- Born: October 7, 1928 Kiel, Germany
- Died: October 2, 2019 (aged 90) Fairfax, Virginia
- Education: University of Kiel (Ph.D.)
- Awards: James Clerk Maxwell Prize for Plasma Physics (1991);
- Scientific career
- Fields: Plasma physics
- Thesis: (1954)

= Hans R. Griem =

German-American physicist (1928–2019)

Hans Rudolf Griem (October 7, 1928 – October 2, 2019) was a German-American physicist who specialized in experimental plasma physics and spectroscopy.
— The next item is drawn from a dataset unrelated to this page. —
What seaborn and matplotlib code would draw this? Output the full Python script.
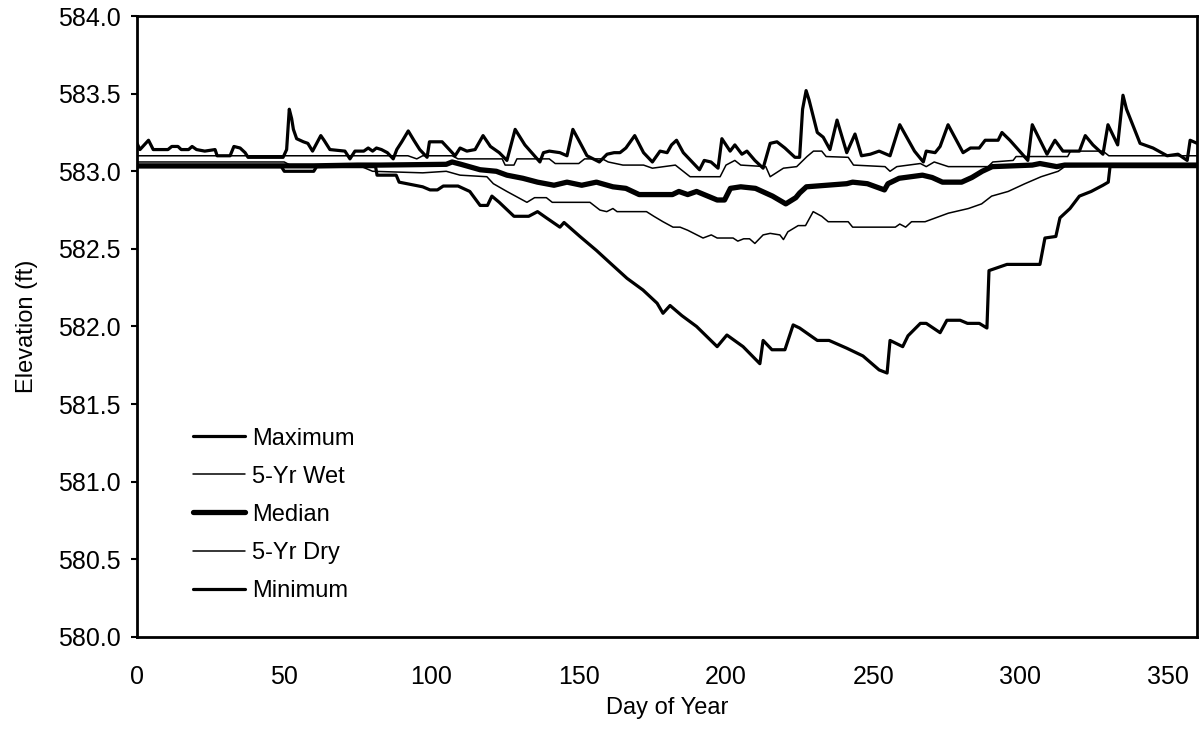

== Early life and career ==
Griem received his doctorate from the University of Kiel in 1954 and in the same year accepted a Fulbright Fellowship at the University of Maryland to work on the physics of the upper atmosphere. He then returned to the University of Kiel for a two-year appointment dealing with high temperature physics. In 1957, he began working at the University of Maryland, first as an assistant professor in plasma physics before becoming an associate professor in 1961 and then full professor in 1963. He retired as professor emeritus in 1994.

From 1976 to 1994, Griem was a consultant at Los Alamos National Laboratory.

== Honors and awards ==
In 1967, Griem was elected a fellow of the American Physical Society. In 1991, he received the James Clerk Maxwell Prize for Plasma Physics for "his numerous contributions to experimental plasma physics and spectroscopy, particularly in the area of improved diagnostic methods for high temperature plasmas, and for his books on plasma spectroscopy and spectral line broadening in plasmas that have become standard references in the field".

Griem also received a Guggenheim Fellowship, a Humboldt Award and the William F. Meggers Award of the Optical Society.

== Books ==

- Griem, Hans R. (1964). "Plasma spectroscopy"
- Griem, Hans R. (1974). "Spectral line broadening by plasmas"
- Griem, Hans R. (2009). "Principles of Plasma Spectroscopy."